19. The voltage regulator of claim 18, wherein the control circuit provides another signal during the sensing of the high load current state that enables the operation of at least a portion of the disabled other components in the voltage regulator.

20. A voltage regulator for controlling an output voltage, comprising:

a means for receiving at least an input voltage and a reference voltage, wherein the input circuit is arranged to provide the ramping of a starting voltage for initially energizing at least one component of the voltage regulator in response to an enable signal;

an error amplifier that further includes:

a means for separately arranging two complementary differential pairs, wherein at least a portion of the input voltage and the reference voltage are comparable by at least these two differential pairs, and wherein at least a first one of the differential pairs is disabled if a low load current state is sensed at an output terminal;

a means for a push pull configuration that provides a representation of the output voltage based on the comparison of the input voltage and the reference voltage, wherein a second one of the differential pairs is arranged to provide the comparison of the input voltage and the reference voltage to the means for the push pull configuration at least a portion of the time that the first one of the differential pairs is disabled; and

a means for compensating for phase shift with at least one resistive-capacitive (RC) network, wherein each component of the network is disposed within the voltage regulator; and

a means for providing the output current/voltage to a load at the output terminal.

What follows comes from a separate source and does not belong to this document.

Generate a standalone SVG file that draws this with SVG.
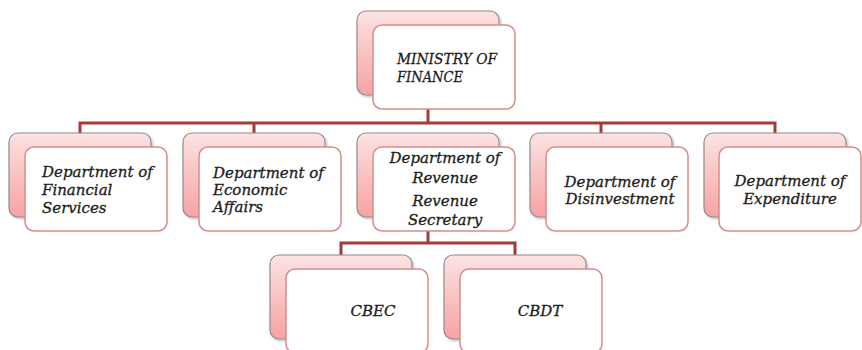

21. The regulator of claim 1, wherein the at least one RC networks includes a first RC network and a second RC network, and wherein the first RC network includes a first resistor that is coupled in series to a first capacitor, the first capacitor is further coupled to the output of the second stage, and the first resistor is further coupled to the gate of the PMOS transistor of the second stage, and wherein the second RC network includes a second resistor that is coupled in series to a second capacitor, the second capacitor is further coupled to the output of the second stage, and the second resistor is further coupled to the gate of the nmos transistor of the second stage.